The high-res releases from major labels that would really spark consumer interest could be years away, however, as Calbi speculates. “Because we all work in 16-bit/44.1 in terms of delivery, the engineers here don't have copies of material mastered over the past several years in high resolution,” he explains. “So if they wanted to re-release an album by a legacy artist, the labels would have to go back and remaster, which would take a real commitment and investment. Because they don't have the money, we're stuck in that in-between period, where the technology can do it but the business plan doesn't make any sense.”

Instead of coming from the larger recording industry, that commitment is being demonstrated by the efforts of individuals. Doug Sax and Bill Schnee introduced a new 2-track digital recording format at AES. “We recorded a jazz group and a small rock group direct to 2-track at 192kHz/24-bit using these new A/D and D/A converters made by JCF Audio,” says Sax, who along with Schnee, originally pioneered direct-to-disc recording with releases on his Sheffield Lab audiophile label. “We wanted to see if there was any interest and if people heard any of the merits that we heard in making it. We feel this is our purpose now — to try and explore what can be done. It was very well-received.”

Producer T Bone Burnett is another emerging figure in the movement to improve digital audio. His new CODE technology, which he described in Mix's October issue as “a quality-control system,” will provide a set of standards for digital audio that would work to optimize sound for every file format.

Controlling the Process

Eager to deliver elevated music experiences but frustrated by the mandate to compensate for inferior production quality while meeting commercial demands, Paul Stubblebine Mastering, Sterling Sound and Bernie Grundman Mastering have all started in-house record labels.
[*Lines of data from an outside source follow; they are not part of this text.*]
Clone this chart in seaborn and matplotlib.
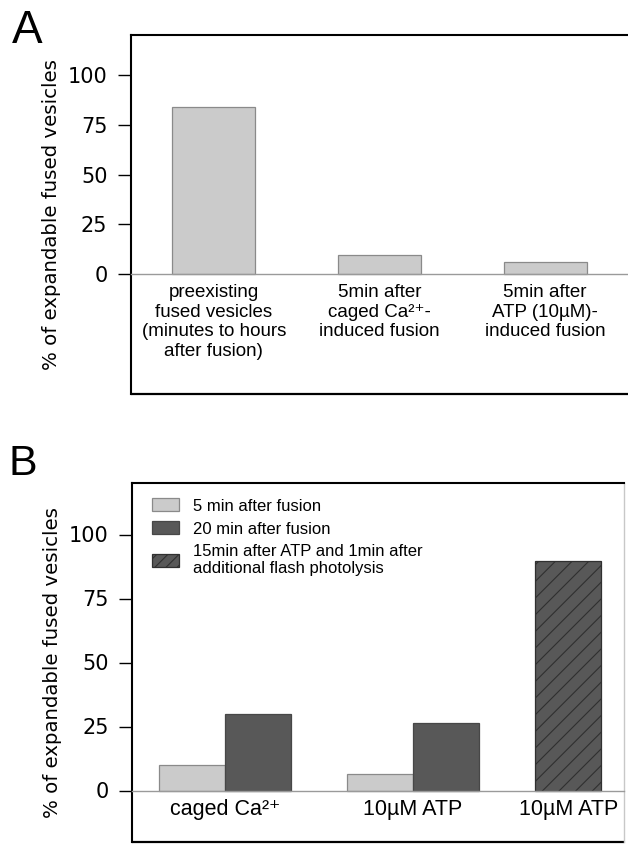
import numpy as np
import pandas as pd
import matplotlib.pyplot as plt
import seaborn as sns
from matplotlib.patches import Patch

# ==========================================================
# DATA
# ==========================================================

# panel A
labels_a = [
    "preexisting\nfused vesicles\n(minutes to hours\nafter fusion)",
    "5min after\ncaged Ca²⁺-\ninduced fusion",
    "5min after\nATP (10µM)-\ninduced fusion",
]
values_a = [83.8, 9.5, 6.0]

# panel B
groups_b = ["ca", "atp", "atp_flash"]
labels_b = ["caged Ca²⁺", "10µM ATP", "10µM ATP"]
series_b = [
    "5 min after fusion",
    "20 min after fusion",
    "15min after ATP and 1min after\nadditional flash photolysis",
]
values_5min = [9.9, 6.5]
values_20min = [30.0, 26.3]
values_flash = [89.6]

y_ticks = [0, 25, 50, 75, 100]
y_label = "% of expandable fused vesicles"

# ==========================================================
# STYLE
# ==========================================================

sns.set_theme(style="white")
plt.rcParams["font.family"] = ["DejaVu Sans"]
plt.rcParams["text.color"] = "black"
plt.rcParams["axes.labelcolor"] = "black"
plt.rcParams["xtick.color"] = "black"
plt.rcParams["ytick.color"] = "black"
plt.rcParams["hatch.linewidth"] = 0.8
plt.rcParams["hatch.color"] = "#2a2a2a"

narrow = ["Liberation Sans", "DejaVu Sans"]

light = "#cbcbcb"
light_edge = "#8a8a8a"
dark = "#585858"
dark_edge = "#474747"
hatch_edge = "#303030"

fig = plt.figure(figsize=(6.28, 8.44), dpi=100)


def frame(ax, ylim):
    ax.set_ylim(*ylim)
    ax.set_yticks(y_ticks)
    ax.tick_params(axis="y", direction="out", length=9.5, width=1.0,
                   color="black", labelsize=15, pad=7.5, left=True)
    ax.tick_params(axis="x", length=0)
    for side in ["left", "top"]:
        ax.spines[side].set_color("black")
        ax.spines[side].set_linewidth(1.5)
    ax.spines["bottom"].set_position(("data", 0))
    ax.spines["bottom"].set_color("#9a9a9a")
    ax.spines["bottom"].set_linewidth(1.0)
    ax.axhline(ylim[0], color="black", lw=1.6, clip_on=False)
    ax.set_xlabel("")
    ax.set_ylabel(y_label, fontsize=14.2, labelpad=5)


# ==========================================================
# PANEL A
# ==========================================================

ax_a = fig.add_axes([131 / 628, 1 - 394 / 844, 1 - 131 / 628, 359 / 844])

sns.barplot(
    x=list(range(len(values_a))),
    y=values_a,
    color=light,
    edgecolor=light_edge,
    linewidth=0.9,
    width=0.5,
    saturation=1,
    ax=ax_a,
)

frame(ax_a, (-60, 120))
ax_a.spines["right"].set_visible(False)
ax_a.set_xlim(-0.5, 2.5)
ax_a.set_xticks(range(len(labels_a)))
ax_a.set_xticklabels(labels_a, fontsize=13.5, family=narrow, linespacing=1.2)
ax_a.tick_params(axis="x", pad=7)

# ==========================================================
# PANEL B
# ==========================================================

ax_b = fig.add_axes([132.3 / 628, 1 - 841.7 / 844, (624 - 132.3) / 628, 358.4 / 844])

df_b = pd.DataFrame({
    "group": groups_b[:2] * 2,
    "series": [series_b[0]] * 2 + [series_b[1]] * 2,
    "value": values_5min + values_20min,
})

df_flash = pd.DataFrame({
    "group": groups_b[2:],
    "series": series_b[2:],
    "value": values_flash,
})

bar_w = 0.7

sns.barplot(
    data=df_b, x="group", y="value", hue="series",
    order=groups_b, hue_order=series_b[:2],
    palette={series_b[0]: light, series_b[1]: dark},
    dodge=True, width=bar_w, saturation=1,
    edgecolor=light_edge, linewidth=0.9,
    legend=False, ax=ax_b,
)
for bar in ax_b.containers[1]:
    bar.set_edgecolor(dark_edge)

# hatched bar sits in the first slot of the third group
sns.barplot(
    data=df_flash, x="group", y="value", hue="series",
    order=groups_b, hue_order=[series_b[2], series_b[1]],
    palette={series_b[2]: dark, series_b[1]: dark},
    dodge=True, width=bar_w, saturation=1,
    edgecolor=hatch_edge, linewidth=0.9, hatch="//",
    legend=False, ax=ax_b,
)

frame(ax_b, (-20, 120))
ax_b.spines["right"].set_color("#c8c8c8")
ax_b.spines["right"].set_linewidth(1.0)
ax_b.set_xlim(-0.493, 2.122)
ax_b.set_xticks([0, 1, 2 - bar_w / 4])
ax_b.set_xticklabels(labels_b, fontsize=15.5, family=narrow)
ax_b.tick_params(axis="x", pad=6)

handles = [
    Patch(facecolor=light, edgecolor=light_edge, linewidth=0.9),
    Patch(facecolor=dark, edgecolor=dark_edge, linewidth=0.9),
    Patch(facecolor=dark, edgecolor=hatch_edge, linewidth=0.9, hatch="///"),
]
ax_b.legend(
    handles, series_b,
    loc="upper left",
    bbox_to_anchor=(19.4 / 491.7, 1 - 15 / 358.4),
    borderaxespad=0, borderpad=0,
    frameon=False,
    prop={"family": narrow, "size": 12},
    handlelength=1.63, handleheight=0.84,
    handletextpad=0.84, labelspacing=0.45,
)

# ==========================================================
# PANEL LETTERS
# ==========================================================

fig.text(12 / 628, 1 - 43 / 844, "A", fontsize=33, family=narrow, va="baseline")
fig.text(8 / 628, 1 - 475 / 844, "B", fontsize=31, family=narrow, va="baseline")

fig.savefig("out.png", dpi=100)
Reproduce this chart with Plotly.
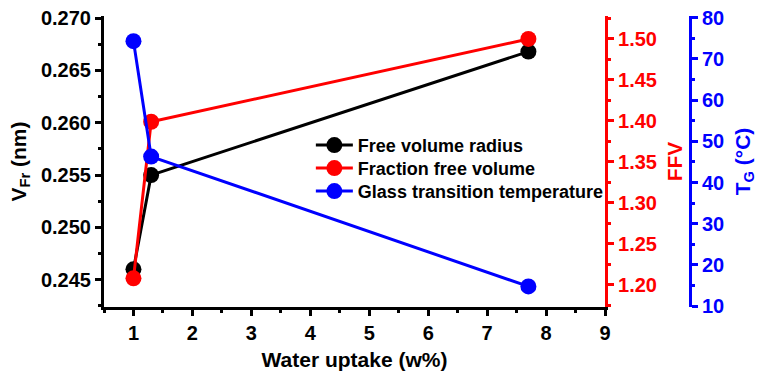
import plotly.graph_objects as go

# Water uptake (w%) for the three membranes
water_uptake = [1.0, 1.3, 7.7]

# Free volume radius V_Fr (nm)
free_volume_radius = [0.246, 0.255, 0.2668]
# Fraction free volume (FFV)
fraction_free_volume = [1.208, 1.399, 1.500]
# Glass transition temperature T_G (°C)
glass_transition = [74.3, 46.3, 14.8]

series_names = ["Free volume radius", "Fraction free volume", "Glass transition temperature"]
x_ticks = [1, 2, 3, 4, 5, 6, 7, 8, 9]
y1_ticks = [0.245, 0.250, 0.255, 0.260, 0.265, 0.270]
y2_ticks = [1.20, 1.25, 1.30, 1.35, 1.40, 1.45, 1.50]
y3_ticks = [10, 20, 30, 40, 50, 60, 70, 80]

BLACK, RED, BLUE = "#000000", "#ff0000", "#0000ff"
FONT = "Liberation Sans, Arial, sans-serif"


def b(s):
    return f"<b>{s}</b>"


# one legend box per series so the rows can sit close together
legend_ids = ["legend", "legend2", "legend3"]
legend_tops = [0.619, 0.540, 0.461]

fig = go.Figure()
fig.add_trace(go.Scatter(
    x=water_uptake, y=free_volume_radius, name=b(series_names[0]),
    mode="lines+markers", line=dict(color=BLACK, width=3),
    marker=dict(color=BLACK, size=16), yaxis="y", legend=legend_ids[0]))
fig.add_trace(go.Scatter(
    x=water_uptake, y=fraction_free_volume, name=b(series_names[1]),
    mode="lines+markers", line=dict(color=RED, width=3),
    marker=dict(color=RED, size=16), yaxis="y2", legend=legend_ids[1]))
fig.add_trace(go.Scatter(
    x=water_uptake, y=glass_transition, name=b(series_names[2]),
    mode="lines+markers", line=dict(color=BLUE, width=3),
    marker=dict(color=BLUE, size=16), yaxis="y3", legend=legend_ids[2]))


def axis_style(color):
    return dict(
        showline=True, linecolor=color, linewidth=3, mirror=False,
        ticks="outside", ticklen=6, tickwidth=2.5, tickcolor=color,
        showgrid=False, zeroline=False, automargin=False,
        tickfont=dict(family=FONT, size=20, color=color),
    )


def minor(color, step, start):
    return dict(ticks="outside", ticklen=3, tickwidth=2.5, tickcolor=color, dtick=step, tick0=start)


def legend_box(top):
    return dict(
        x=0.353, y=top, xanchor="left", yanchor="top",
        bgcolor="rgba(0,0,0,0)", borderwidth=0,
        font=dict(family=FONT, size=18, color=BLACK),
        itemwidth=37,
    )


fig.update_layout(
    width=757, height=372,
    margin=dict(l=104, r=67, t=16, b=65, autoexpand=False),
    paper_bgcolor="white", plot_bgcolor="white",
    font=dict(family=FONT, color=BLACK),
    showlegend=True,
    legend=legend_box(legend_tops[0]),
    legend2=legend_box(legend_tops[1]),
    legend3=legend_box(legend_tops[2]),
    xaxis=dict(
        **axis_style(BLACK),
        domain=[0, 0.855], range=[0.5, 9],
        tickvals=x_ticks, ticktext=[b(v) for v in x_ticks],
        minor=minor(BLACK, 0.5, 0.5),
        title=dict(text=b("Water uptake (w%)"), standoff=10,
                   font=dict(family=FONT, size=21, color=BLACK)),
    ),
    yaxis=dict(
        **axis_style(BLACK),
        range=[0.2424, 0.2702],
        tickvals=y1_ticks, ticktext=[b(f"{v:.3f}") for v in y1_ticks],
        minor=minor(BLACK, 0.0025, 0.2375),
        title=dict(text=b("V<sub>Fr</sub> (nm)"), standoff=9,
                   font=dict(family=FONT, size=21, color=BLACK)),
    ),
    yaxis2=dict(
        **axis_style(RED),
        overlaying="y", side="right", anchor="x",
        range=[1.173, 1.528],
        tickvals=y2_ticks, ticktext=[b(f"{v:.2f}") for v in y2_ticks],
        minor=minor(RED, 0.025, 1.175),
        title=dict(text=b("FFV"), standoff=12,
                   font=dict(family=FONT, size=21, color=RED)),
    ),
    yaxis3=dict(
        **axis_style(BLUE),
        overlaying="y", side="right", anchor="free", position=1.0,
        range=[9.8, 80.4],
        tickvals=y3_ticks, ticktext=[b(v) for v in y3_ticks],
        minor=minor(BLUE, 5, 5),
        title=dict(text=b("T<sub>G</sub> (°C)"), standoff=12,
                   font=dict(family=FONT, size=21, color=BLUE)),
    ),
)

fig.write_html("out.html")
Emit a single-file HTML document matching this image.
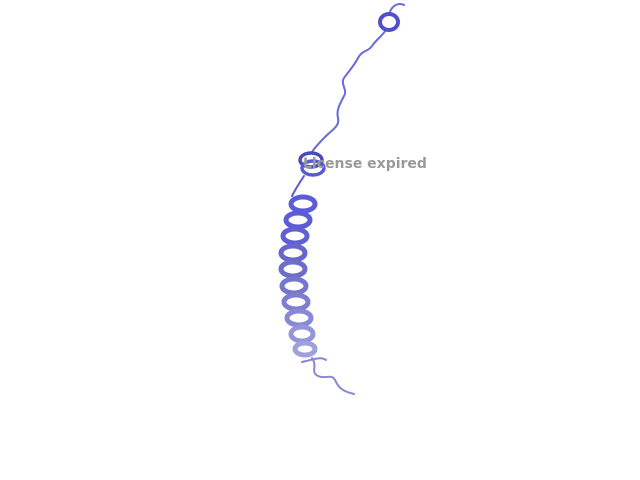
<!DOCTYPE html>
<html><head><meta charset="utf-8"><style>
html,body{margin:0;padding:0;background:#fff;width:640px;height:480px;overflow:hidden}
svg{display:block}
</style></head><body>
<svg width="640" height="480" viewBox="0 0 640 480">
<g fill="none" stroke-linecap="round" stroke-linejoin="round">
<path d="M404,5 C398,2 392,6 390,12 M386,30 C382,36 376,40 372,46 C368,52 362,50 358,58 C354,66 348,72 344,78 C340,84 348,90 344,96 C340,104 336,110 338,118 C340,126 332,130 326,136 C320,142 316,146 312,152" stroke="#6a6ad8" stroke-width="2"/>
<ellipse cx="389" cy="22" rx="9" ry="8" stroke="#5050c8" stroke-width="4"/>
<ellipse cx="311" cy="160" rx="11" ry="7" stroke="#4848c0" stroke-width="3.5"/>
<ellipse cx="313" cy="168" rx="11" ry="7" stroke="#5a5ad0" stroke-width="3.5"/>
<path d="M304,176 C300,182 296,188 292,196" stroke="#5a5ad0" stroke-width="2"/>
<g stroke-width="5">
<ellipse cx="303" cy="204" rx="12" ry="7" stroke="#5c5cd8"/>
<ellipse cx="298" cy="220" rx="12" ry="7" stroke="#5c5cd4"/>
<ellipse cx="295" cy="236" rx="12" ry="7" stroke="#6060d0"/>
<ellipse cx="293" cy="253" rx="12" ry="7" stroke="#6666cc"/>
<ellipse cx="293" cy="269" rx="12" ry="7" stroke="#6e6ec8"/>
<ellipse cx="294" cy="286" rx="12" ry="7" stroke="#7676cc"/>
<ellipse cx="296" cy="302" rx="12" ry="7" stroke="#7e7ed0"/>
<ellipse cx="299" cy="318" rx="12" ry="7" stroke="#8888d4"/>
<ellipse cx="302" cy="334" rx="11" ry="7" stroke="#9494d8"/>
<ellipse cx="305" cy="349" rx="10" ry="6" stroke="#a0a0dc"/>
</g>
<path d="M302,362 C312,360 320,356 326,360 M312,358 C318,366 310,372 318,376 C326,380 332,372 336,382 C340,390 346,392 354,394" stroke="#8888d4" stroke-width="2"/>
</g>
<text x="303" y="168" font-family="'DejaVu Sans', 'Liberation Sans', sans-serif" font-weight="bold" font-size="14" fill="#999">License expired</text>
</svg>
</body></html>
Stubblebine held a forum on this trend at AES '08. “I wondered, what is it that's making us want to start labels that are all so different from what the mainstream music business looks like,” says Stubblebine. “I think we all feel, without dwelling on the negative, that the whole idea of making smaller and smaller files for file sharing hasn't really moved us in the right direction so we've looked for other ways of working.”

Stubblebine's Tape Project produces reel-to-reel releases, Sterling's Experience Vinyl deals in vinyl and Grundman's Straight Ahead Records takes a natural approach — live recording and mixing using proprietary electronics for optimizing quality (a system that reportedly uses less overall electronics than any other).

“We're all operating off the same impulse — to allow the home listener to hear music at the kind of quality level we hear it at in the studio,” says Stubblebine, “without the distractions of what comes from compressing the stuff down to MP3 and AAC — that lack of resolution that, for many of us, is just not enough.”

The in-house labels give these mastering engineers the opportunity to focus wholly on sound quality without pressure to push the levels at the expense of dynamics. The Straight Ahead releases, explains Grundman, “are live-to-2-track and mixed right on the spot, using all custom-built equipment in the signal path. We use a special equalizer that has almost no electronics in it. We've carefully selected each piece of equipment in the chain according to what has the most natural, cleanest sound.” Neil Larsen's group, Orbit, featuring Robben Ford, recently released a Straight Ahead record as a double-vinyl LP and an Emerald Audiophile Series CD. The sound quality of this CD, made with a dark-green polycarbonate that enables a more accurate reading of the digital data from the disc, reportedly “rivals the vinyl.”

Mastering a Tape Project release follows the flow of any other mastering session, says Stubblebine. “We'll get the master tape up, run it through our chain, and once we've got it optimized we'll run that twice to the 1-inch, 2-track. We'll edit those together and we'll have reel A and reel B running masters. In some cases, it requires quite a bit of EQ, and in others, none whatsoever, and we'll just do a straight connection. The major difference is in our approach because we know we're mastering for people that have decent or great stereo systems, so there's no question of compromising the sound quality.”

Of Experience Vinyl, Calbi says, “We wanted to do something that would promote the studio in terms of our commitment to good sound. It's so rare to have a tape that you can put on a machine and transfer to a piece of acetate and send it to a plant, but we found one that we're releasing by an artist named Kim Taylor. It was a beautiful tape and we did a beautiful transfer onto vinyl. It sounds really tactile and rich-sounding. That's our second release; we also did a blues album by Michael Powers, and we plan on doing more.”

Janice Brown is a freelance writer based in New York City.